Data Structures, Algorithms, & Applications in Java
Chapter 6, Exercise 55

(a)

For the nonmember method, we can use essentially the same code as used in Exercise 15 to merge two chains. We must change all occurrences of ExtendedChain to HeadDoubleCircularList. The modified code is given below.

---

public class MergeHeadDoubleCircularList
{
   /** merge the sorted lists a and b */
   public static HeadDoubleCircularList merge(HeadDoubleCircularList a,
                                              HeadDoubleCircularList b)
   {
      // initialize iterators for a and b
      Iterator ia = a.iterator();     // iterator for a
      Iterator ib = b.iterator();     // iterator for b
      Comparable elementA = null;     // current element of a
      if (ia.hasNext())
         elementA = (Comparable) ia.next();
      Object elementB = null;         // current element of b
      if (ib.hasNext())
         elementB = ib.next();
   
      // create result chain
      HeadDoubleCircularList c = new HeadDoubleCircularList();
   
      // do the merge
      while (elementA != null && elementB != null)
      {
         if (elementA.compareTo(elementB) <= 0)
         {// elementA goes next
            c.add(elementA);
            if (ia.hasNext())
               elementA = (Comparable) ia.next();
            else
               elementA = null;
         }
         else
         {// elementB goes next
            c.add(elementB);
            if (ib.hasNext())
               elementB = ib.next();
            else
               elementB = null;
         }
      }
   
      // add remaining elements
      if (elementA != null)
         c.add(elementA);
      if (elementB != null)
         c.add(elementB);

      // at most one of a and b can be nonempty now
      while (ia.hasNext())
         c.add(ia.next());
   
      while (ib.hasNext())
         c.add(ib.next());
   
      return c;
   }
}

(b)

In each iteration of the first while loop, we move one node right either in a or either in b.
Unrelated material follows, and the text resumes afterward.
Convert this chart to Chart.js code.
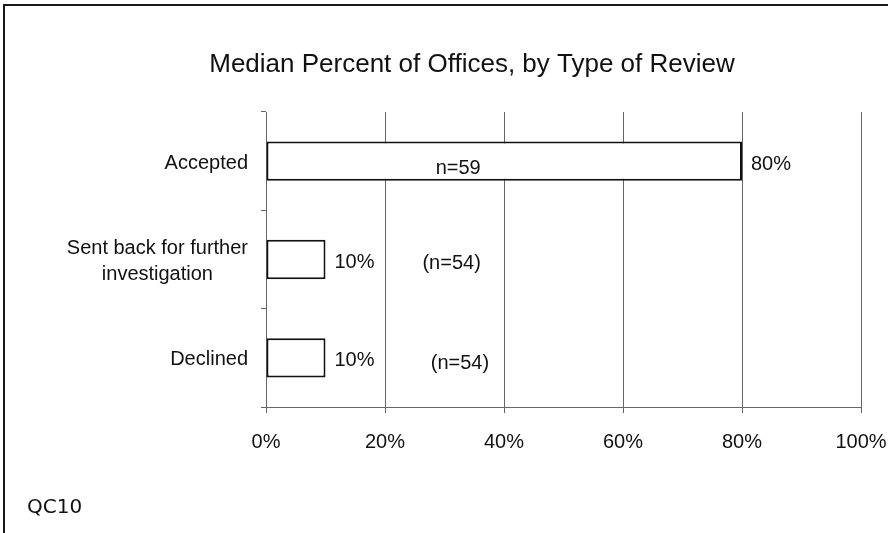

So, the complexity of this loop is O(a.size + b.size). The complexity of the second while loop is O(a.size), and that of the third loop is O(b.size). So, the overall complexity is O(a.size + b.size).

(c)

The test program and output are in the files MergeDoubleCircularList.*.

(d)

The code for the member method is given below.

---

public class HeadDoubleCircularListWithMerge extends HeadDoubleCircularList
{
   /** make this the result of merging the sorted lists a and b 
     * following the merge, both a and b are empty */
   public void merge(HeadDoubleCircularListWithMerge a,
                     HeadDoubleCircularListWithMerge b)
   {
      DoubleNode
                ca = a.headerNode.next,     // pointer to current node in a
                cb = b.headerNode.next,     // pointer to current node in b
                lastNode = headerNode;      // last node of this

      // merge from a and b until one becomes empty
      while (ca != a.headerNode && cb != b.headerNode)
      {
         if (((Comparable) ca.element).compareTo(cb.element) <= 0)
         {// a element goes first
            lastNode.next = ca;
            ca.previous = lastNode;
            lastNode = ca;
            ca = ca.next;
         }
         else
         {// b element is smaller
            lastNode.next = cb;
            cb.previous = lastNode;
            lastNode = cb;
            cb = cb.next;
         }
      }

      // append the rest, at most one of a and b is nonempty now
      if (ca != a.headerNode)
      {
         lastNode.next = ca;
         ca.previous = lastNode;
         lastNode = a.headerNode.previous;
      }

      if (cb != b.headerNode)
      {
         lastNode.next = cb;
         cb.previous = lastNode;
         lastNode = b.headerNode.previous;
      }

      size = a.size + b.size;
      lastNode.next = headerNode;
      headerNode.previous = lastNode;

      // make a and b empty
      a.clear();
      b.clear();

      return;
   }
}

(e)

In each iteration of the while loop, we move one node right either in a or in b. So, the complexity of this loop is O(a.size + b.size). The remainder of the code takes Theta(1) time. So, the overall complexity is O(a.size + b.size).

(f)

The test program and output are in the files HeadDoubleCircularListWithMerge.*.